Mientras lavo los platos –alguno que otro con restos de comida con unos
días en la heladera- pienso ¿por qué la descomposición está ligada a la vida?
Todo lo que se descompone estuvo
vivo –está vivo-. La descomposición, que tanto nos hace pensar en la muerte,
está, en realidad, llena de vida. Cuando un alimento se descompone muere en su
forma original, pero se convierte en un nuevo modo de vida. “Nada se pierde,
todo se transforma” frase conocida si las hay. Yo misma, a cada paso muero un
poco para dar vida a algo nuevo. Pero para eso, hay que saber morir. El
problema es que la Muerte es un fantasma al que todos le tememos. Un tema
escabroso. Desesperanzador. Respetado.
Pero la Muerte está aquí. No a la vuelta de la esquina. No. La Muerte está
en cada aspecto de nuestra cotidianidad. Morir es transmutar. Morir es crecer.
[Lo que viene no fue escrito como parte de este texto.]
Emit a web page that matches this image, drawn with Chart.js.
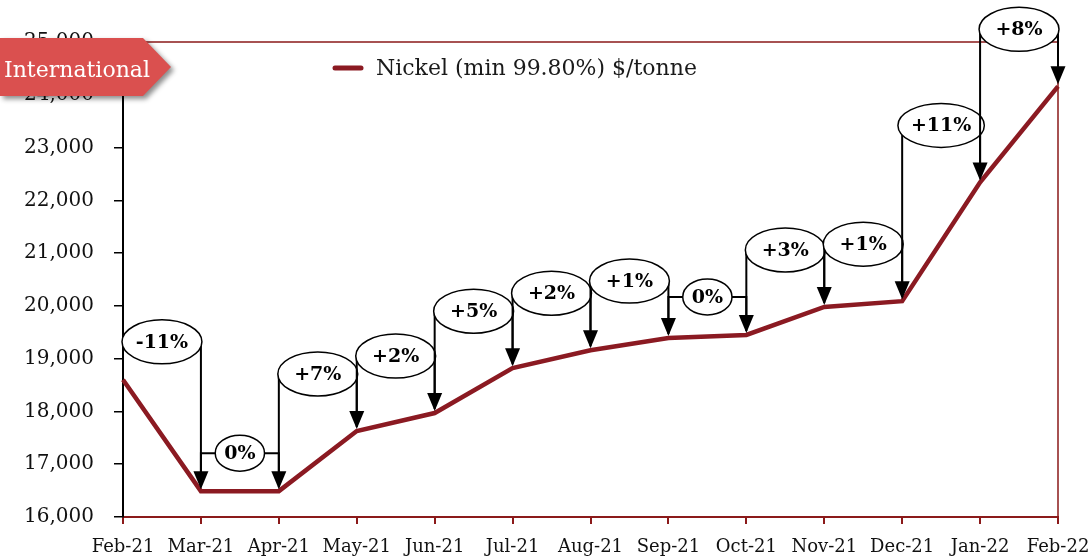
<!DOCTYPE html>
<html><head><meta charset="utf-8">
<script src="https://cdn.jsdelivr.net/npm/chart.js@4/dist/chart.umd.min.js"></script>
<style>html,body{margin:0;padding:0;background:#fff;overflow:hidden}#wrap{width:1092px;height:557px;position:relative}</style>
</head><body><div id="wrap"><canvas id="c" width="1092" height="557"></canvas></div>
<script>
const months = ['Feb-21','Mar-21','Apr-21','May-21','Jun-21','Jul-21','Aug-21','Sep-21','Oct-21','Nov-21','Dec-21','Jan-22','Feb-22'];
const nickelPrices = [18600,16490,16490,17630,17970,18820,19160,19390,19450,19980,20090,22340,24160];
const changeLabels = ['-11%','0%','+7%','+2%','+5%','+2%','+1%','0%','+3%','+1%','+11%','+8%'];
const yTicks = [16000,17000,18000,19000,20000,21000,22000,23000,24000,25000];
const seriesName = 'Nickel (min 99.80%) $/tonne';
const badgeText = 'International';

const SERIF = '"DejaVu Serif", "Liberation Serif", serif';
const LINE = '#8B1A22';
const FRAME = '#8B1A1A';

const deco = {
  id: 'deco',
  afterDatasetsDraw(chart) {
    const ctx = chart.ctx, xs = chart.scales.x, ys = chart.scales.y, ca = chart.chartArea;
    ctx.save();
    ctx.strokeStyle = FRAME; ctx.lineWidth = 1.5;
    ctx.beginPath();
    ctx.moveTo(ca.left, ca.top); ctx.lineTo(ca.right, ca.top); ctx.lineTo(ca.right, ca.bottom);
    ctx.stroke();
    ctx.font = 'bold 19px ' + SERIF;
    changeLabels.forEach((lab, i) => {
      const x0 = xs.getPixelForValue(i), x1 = xs.getPixelForValue(i + 1);
      const y0 = ys.getPixelForValue(nickelPrices[i]), y1 = ys.getPixelForValue(nickelPrices[i + 1]);
      const rising = !(lab === '0%' || lab.startsWith('-'));
      const flat = lab === '0%';
      const yc = Math.min(y0, y1) - (rising ? 57 : 38);
      ctx.strokeStyle = '#000'; ctx.fillStyle = '#000'; ctx.lineWidth = 2;
      ctx.beginPath();
      ctx.moveTo(x0, y0 - 4); ctx.lineTo(x0, yc); ctx.lineTo(x1, yc); ctx.lineTo(x1, y1 - 18);
      ctx.stroke();
      ctx.beginPath();
      ctx.moveTo(x1 - 7.5, y1 - 20); ctx.lineTo(x1 + 7.5, y1 - 20); ctx.lineTo(x1, y1 - 2); ctx.closePath();
      ctx.fill();
      const tw = ctx.measureText(lab).width;
      const cx = (x0 + x1) / 2;
      const rx = flat ? tw / 2 + 9 : Math.max((x1 - x0) / 2 + 1, tw / 2 + 13);
      const ry = flat ? 18 : 22;
      ctx.beginPath();
      ctx.ellipse(cx, yc, rx, ry, 0, 0, Math.PI * 2);
      ctx.fillStyle = '#fff'; ctx.fill();
      ctx.lineWidth = 1.5; ctx.strokeStyle = '#000'; ctx.stroke();
      ctx.fillStyle = '#000'; ctx.textAlign = 'center'; ctx.textBaseline = 'middle';
      ctx.fillText(lab, cx, yc + 1);
    });
    ctx.restore();
  },
  afterDraw(chart) {
    const ctx = chart.ctx;
    ctx.save();
    ctx.strokeStyle = LINE; ctx.lineWidth = 5; ctx.lineCap = 'round';
    ctx.beginPath(); ctx.moveTo(335, 68); ctx.lineTo(361, 68); ctx.stroke();
    ctx.fillStyle = '#1a1a1a'; ctx.font = '22px ' + SERIF; ctx.textBaseline = 'middle'; ctx.textAlign = 'left';
    ctx.fillText(seriesName, 376, 69);
    ctx.save();
    ctx.shadowColor = 'rgba(0,0,0,0.45)'; ctx.shadowBlur = 5; ctx.shadowOffsetX = 3; ctx.shadowOffsetY = 3;
    ctx.fillStyle = '#DA504F';
    ctx.beginPath();
    ctx.moveTo(0, 38); ctx.lineTo(143, 38); ctx.lineTo(171, 67); ctx.lineTo(143, 96); ctx.lineTo(0, 96); ctx.closePath();
    ctx.fill();
    ctx.restore();
    ctx.fillStyle = '#fff'; ctx.font = '22px ' + SERIF; ctx.textBaseline = 'middle'; ctx.textAlign = 'left';
    ctx.fillText(badgeText, 4, 71);
    ctx.restore();
  }
};

new Chart(document.getElementById('c'), {
  type: 'line',
  data: {
    labels: months,
    datasets: [{
      label: seriesName,
      data: nickelPrices,
      borderColor: LINE,
      borderWidth: 4.5,
      pointRadius: 0,
      tension: 0,
      fill: false
    }]
  },
  options: {
    responsive: false,
    animation: false,
    layout: { padding: { top: 42, right: 34, left: 0, bottom: 0 } },
    plugins: { legend: { display: false }, tooltip: { enabled: false } },
    scales: {
      x: {
        offset: false,
        grid: { drawOnChartArea: false, drawTicks: true, tickLength: 7, color: FRAME, lineWidth: 2 },
        border: { color: FRAME, width: 2 },
        ticks: { autoSkip: false, maxRotation: 0, color: '#111', font: { family: SERIF, size: 18 }, padding: 13 },
        afterFit(s) { s.height = 40; s.paddingLeft = 0; s.paddingRight = 0; }
      },
      y: {
        min: 16000, max: 25000,
        afterBuildTicks(s) { s.ticks = yTicks.map(v => ({ value: v })); },
        grid: { drawOnChartArea: false, drawTicks: true, tickLength: 9, color: '#000', lineWidth: 1.5 },
        border: { color: '#000', width: 2 },
        ticks: { color: '#111', font: { family: SERIF, size: 20 }, padding: 20,
          callback: v => v.toLocaleString('en-US') },
        afterFit(s) { s.width = 123; }
      }
    }
  },
  plugins: [deco]
});
</script></body></html>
A veces, incluso, es bueno cometer suicidio, de algunas zonas de nosotros
mismos. “All things must pass”. Incluso nuestras anquilosadas maneras de
resolver situaciones. De ofendernos. De evadir y evadirnos. Shakespeare hizo
decir a uno de sus personajes: “Los cobardes mueren muchas veces antes de su
verdadera muerte; los valientes prueban la muerte solo una vez”. El dramaturgo no
se refería solamente a la muerte corporal real, sino también a las veces que
debemos ceder respecto de nuestras convicciones para ser aceptados, para seguir
en un tren al que ni siquiera hemos elegido subirnos. Sin embargo, todos somos
un poco cobardes. Porque a cada momento morimos. La única muerte inaceptable es
la de la fidelidad a nosotros mismos. Cada tanto hay que silenciar y silenciarse,
para escuchar el ruido interior. Hay que procurar asesinar aquello que no nos
permite transmutar. La heladera de la personalidad es sofocante. Brinda una
temperatura que no admite la descomposición. Congela a veces. Pero el proceso de
descomposición, de corrupción mejor dicho, sigue su curso. Tal vez más
lentamente. Más silenciosamente. Y termina contagiando –pudriendo- todo lo que
lo rodea. Entonces, el hedor al abrir la heladera resulta insoportable. Cada
tanto hay que vaciarla y tirar –sin duelo- aquello que se está –nos está- pudriendo. Lo que no se use como
trashcooking, de todos modos recorrerá el ineludible camino de la
transformación.
Para aceptarnos hay que morir. Para crecer hay que morir. Mueren nuestros
miedos, nuestros defectos. Entramos en la fúnebre tristeza del duelo al que no
queremos exponernos. Porque morir duele. Porque a la Muerte sólo se la puede
transitar. Es imposible evadirla. No queda otra que –después de llorar todo lo
que necesitemos, después de regodearnos en el desasosiego, después de sentir
lástima de nosotros mismos- la Mariposa rompa el capullo. Fuimos gusanos y –una
vez franqueado el duelo- nos convertimos en Mariposas.
No le tengo miedo a la Muerte. Porque incluso la muerte objetiva me mostró
cuánto desarrollo me faltaba atravesar. Esta Mariposa sigue su vuelo, conciente
–claro- de que el proceso evolutivo continúa, y que, para eso, hay mucha
descomposición a la que le debo dar paso. Me entrego a ella. Hay metamorfosis.